Il est nécessaire de transformer en profondeur nos dispositifs de protection sociale ainsi que notre système productif. Cela passe notamment par la démarchandisation de pans importants de notre économie, mais aussi par un financement de la Sécurité sociale à hauteur des nouveaux besoins de la société. Nous devrons donc explorer de nouvelles pistes tout en étant attentives·ifs à ne pas aggraver les inégalités, comme ce fut le cas avec la taxe carbone [2] en France qui déboucha sur l’explosion sociale qui mit les gilets jaunes au-devant de la scène politique. L’économiste Thomas Piketty a démontré que les dernières décennies se caractérisent par une concentration extrême du patrimoine. Il est donc logique que le financement des dispositifs de protection sociale s’organise autour de la mise en place d’une véritable justice fiscale [3] .
Ce projet porte donc en lui une forte dimension anticapitaliste. L’État devra reprendre un rôle planificateur, car, comme le disait Nicholas Stern économiste à la Banque mondiale, « le changement climatique est la plus grande défaillance de marché que le monde ait jamais connue, et il interagit avec d’autres imperfections du marché ». Cela suppose d’abandonner le modèle néolibéral et productiviste de l’État régulateur à la faveur d’un État interventionniste, fondé sur une économie circulaire et durable.
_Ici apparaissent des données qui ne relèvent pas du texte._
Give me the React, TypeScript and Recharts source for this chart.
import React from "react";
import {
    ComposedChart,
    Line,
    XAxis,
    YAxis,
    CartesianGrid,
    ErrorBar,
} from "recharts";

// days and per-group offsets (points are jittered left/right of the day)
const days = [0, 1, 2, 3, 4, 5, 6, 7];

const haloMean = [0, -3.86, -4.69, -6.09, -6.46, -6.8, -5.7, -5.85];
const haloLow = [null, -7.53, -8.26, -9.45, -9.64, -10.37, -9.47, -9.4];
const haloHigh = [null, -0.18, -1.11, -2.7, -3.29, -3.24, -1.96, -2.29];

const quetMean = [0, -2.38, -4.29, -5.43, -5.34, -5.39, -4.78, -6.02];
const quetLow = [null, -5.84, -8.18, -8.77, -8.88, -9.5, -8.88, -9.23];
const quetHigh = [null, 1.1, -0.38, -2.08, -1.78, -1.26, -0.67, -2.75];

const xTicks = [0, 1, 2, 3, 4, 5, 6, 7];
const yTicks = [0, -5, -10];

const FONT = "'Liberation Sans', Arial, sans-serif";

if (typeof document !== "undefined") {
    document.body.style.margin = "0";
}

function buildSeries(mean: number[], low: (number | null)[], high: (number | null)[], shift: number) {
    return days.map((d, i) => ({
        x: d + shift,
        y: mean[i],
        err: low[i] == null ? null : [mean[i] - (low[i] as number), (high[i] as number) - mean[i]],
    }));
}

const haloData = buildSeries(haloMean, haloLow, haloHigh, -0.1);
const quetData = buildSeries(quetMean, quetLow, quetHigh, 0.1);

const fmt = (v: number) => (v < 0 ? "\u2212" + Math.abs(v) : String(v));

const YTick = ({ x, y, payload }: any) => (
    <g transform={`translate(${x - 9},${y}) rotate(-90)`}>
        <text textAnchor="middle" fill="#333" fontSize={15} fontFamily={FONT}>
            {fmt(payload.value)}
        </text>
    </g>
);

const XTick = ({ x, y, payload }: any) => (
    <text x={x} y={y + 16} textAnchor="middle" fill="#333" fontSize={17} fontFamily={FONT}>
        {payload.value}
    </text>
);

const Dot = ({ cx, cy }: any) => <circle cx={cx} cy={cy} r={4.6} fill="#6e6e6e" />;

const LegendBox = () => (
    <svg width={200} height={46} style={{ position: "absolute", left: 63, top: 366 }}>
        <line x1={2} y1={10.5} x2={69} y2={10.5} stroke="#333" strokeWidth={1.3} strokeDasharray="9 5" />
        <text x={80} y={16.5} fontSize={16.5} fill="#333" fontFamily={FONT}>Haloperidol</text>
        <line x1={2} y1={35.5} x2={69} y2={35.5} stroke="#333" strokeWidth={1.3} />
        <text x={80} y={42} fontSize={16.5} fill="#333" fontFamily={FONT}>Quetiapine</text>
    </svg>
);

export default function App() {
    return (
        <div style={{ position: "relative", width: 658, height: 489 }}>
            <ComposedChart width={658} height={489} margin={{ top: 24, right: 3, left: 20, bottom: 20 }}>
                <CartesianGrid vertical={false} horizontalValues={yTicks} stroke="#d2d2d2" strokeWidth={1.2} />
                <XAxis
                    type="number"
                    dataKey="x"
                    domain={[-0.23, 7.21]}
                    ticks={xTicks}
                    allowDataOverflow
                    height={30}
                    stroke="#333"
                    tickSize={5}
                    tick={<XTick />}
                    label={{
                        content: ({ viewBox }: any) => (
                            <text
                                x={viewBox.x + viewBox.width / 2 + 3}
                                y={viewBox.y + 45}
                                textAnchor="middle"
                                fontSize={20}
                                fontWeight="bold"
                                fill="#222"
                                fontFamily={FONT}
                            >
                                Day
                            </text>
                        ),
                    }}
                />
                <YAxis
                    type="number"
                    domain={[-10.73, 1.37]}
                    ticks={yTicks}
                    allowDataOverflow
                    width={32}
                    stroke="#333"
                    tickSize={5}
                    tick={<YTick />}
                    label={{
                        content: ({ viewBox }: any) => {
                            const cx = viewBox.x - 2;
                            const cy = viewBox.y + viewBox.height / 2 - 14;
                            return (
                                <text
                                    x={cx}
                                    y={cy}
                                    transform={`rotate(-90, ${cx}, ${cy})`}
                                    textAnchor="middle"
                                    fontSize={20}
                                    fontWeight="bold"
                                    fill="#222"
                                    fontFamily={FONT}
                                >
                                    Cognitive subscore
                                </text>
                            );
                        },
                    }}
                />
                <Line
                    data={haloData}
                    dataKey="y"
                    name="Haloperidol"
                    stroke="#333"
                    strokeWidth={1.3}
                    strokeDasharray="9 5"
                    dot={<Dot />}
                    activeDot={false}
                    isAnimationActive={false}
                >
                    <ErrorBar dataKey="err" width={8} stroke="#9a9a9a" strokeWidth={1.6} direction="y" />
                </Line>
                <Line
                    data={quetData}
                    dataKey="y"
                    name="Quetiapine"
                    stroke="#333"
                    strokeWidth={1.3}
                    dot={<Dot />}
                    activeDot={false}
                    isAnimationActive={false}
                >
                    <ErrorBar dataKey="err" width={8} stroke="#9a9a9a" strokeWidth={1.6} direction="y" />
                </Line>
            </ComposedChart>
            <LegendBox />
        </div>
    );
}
[1] Le rapport de l’IWEPS sur la situation sociale (ISS) en Wallonie fait ainsi état, en 2022, d’une « détérioration qualitative et quantitative de la situation de nombreuses personnes, dont beaucoup se trouvaient déjà en situation de précarité ». Le cumul des crises depuis 2019 (COVID, inondations, forte inflation, flambée du prix de l’énergie) aggravera les inégalités économiques et sociales. IWEPS, « La situation sociale des Wallon·nes : au-delà des indicateurs, une détérioration réelle », Communiqué du 17 octobre 2022.
[2] La taxe carbone fonctionne sur ce principe : « au plus un produit émet du gaz à effet de serre au plus il est taxé ». Si cette taxe semble pertinente sur le papier, elle ne tient malheureusement pas compte des disparités au sein de la population et pénalise les ménages modestes qui ne peuvent pas se permettre d’acheter un véhicule électrique ou d’investir dans des panneaux solaires.
[3] La justice fiscale recouvre l’ensemble des politiques fiscales visant à réduire les inégalités socio-économiques entre les individus afin de garantir une répartition plus équitable des richesses.